• 26,000 customers waiting in limbo with very few real updates
• Still no detail on who will pay for new technology rollout
• New APAYG product must be accessible to all households
Tasmanian Labor is calling on Energy Minister Matthew Groom and Aurora Energy to end the secrecy when it comes to Aurora Pay As You Go.
Approximately 26,000 Tasmanian households use APAYG but no new customers are being accepted.
Labor Leader Bryan Green said Tasmanian APAYG customers should be better informed about their options as Aurora modernises the technology and what it will cost energy users and taxpayers.
“The information put out by Mr Groom and Aurora in the past 18 months on this topic has been patchy at best,” Mr Green said.
“Review findings were promised by the end of 2015 but a year later Aurora and the Minister remain tight lipped on key details on the future of APAYG, particularly its costs to users.
“These customers, many of them vulnerable, are being strung along.
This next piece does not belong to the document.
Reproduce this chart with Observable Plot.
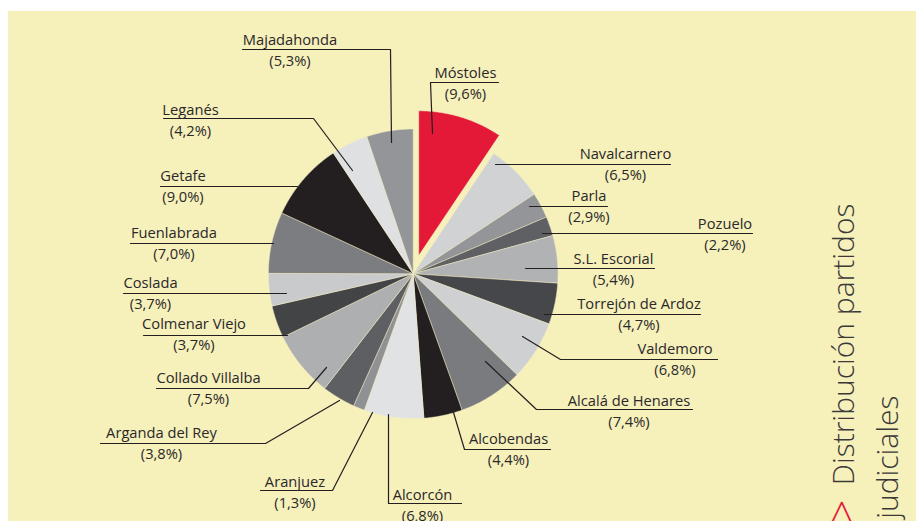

Matthew Groom should just be upfront.
“Aurora admitted today that it is not allowing new customers on to APAYG while it tries to spin that a decline in users shows less need for the product. Clearly some people are just giving up.
“The number of people using APAYG will only go down while Aurora and Matthew Groom block customers from using it.
“Clearly there is a need for the service if 26,000 households signed up before Matthew Groom put the shutters up.
“It appears the trial solution involves the use of a smartphone or tablet, and a customer on the trial was given a device because they didn’t have a phone.
“Many of the users of this system are on low incomes, they are not all going to have smartphones, let alone reliable internet access.
“Does Aurora plan to give each of the 26,000 customers who doesn’t have a smartphone a free phone?
“With better communication – including the use of social media, where it has no presence – Aurora could more meaningfully engage with its APAYG customers and be far more upfront.
“Aurora and Mr Groom must also come clean on who will inevitably pay for the new technology – customers through higher bills or the taxpayer?”